A true #community has everyone playing an active role. Always. #QuoteADay #Day224 #edchat #edu #LearningForAll #StuVoice
Why do we use the term “community” so freely?
We tend to think of any grouping of people as a “community,” but in reality, it isn’t the grouping of people that is important, but rather, what they do, and how they do it.
A true community requires at least three characteristics to be in place in order to really operate as a collaborative.
First, communities, like the scientific definition, need to be composed of various different groups (in science speak, it is different species, and while that might exist in an organization, usually we’re most focused on the groups of different people). If every stakeholder in the community comes from the same stakeholder group, then it isn’t a community, it’s a bloc.

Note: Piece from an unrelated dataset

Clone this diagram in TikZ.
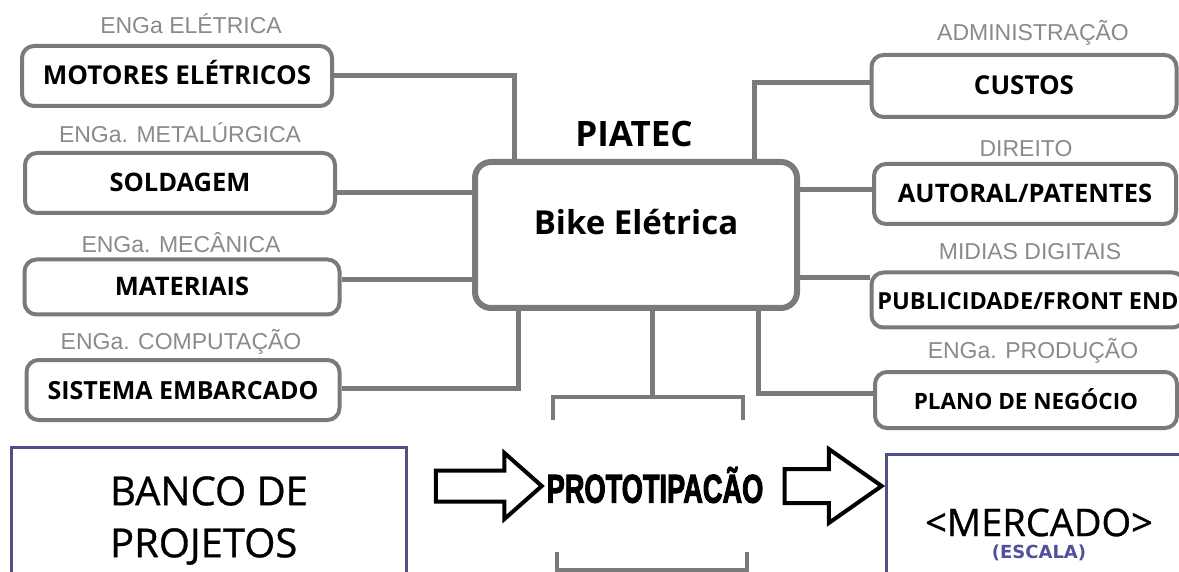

Second, true communities give voice to everyone. Regardless of whether the person is a leader, a learner, a community member, or something else entirely, every person’s word is welcomed, expected, and respected. These voices aren’t just puffs of air, destined to float around aimlessly. Instead, they truly matter, and anyone’s voice can have major impacts on the organization’s direction.
Finally, communities reflect together. This means that after a community decides to follow an initiative, everyone stops to think about how the process is going, and at its completion, has gone. This reflection is key, because a community isn’t just about doing. Often, it’s about thinking deeply so that future “doing” is even more effective.
So, maybe we shouldn’t use the term “community” as freely as we do. Maybe, just maybe, we should strive to build a community, rather than assume our organizations are already one.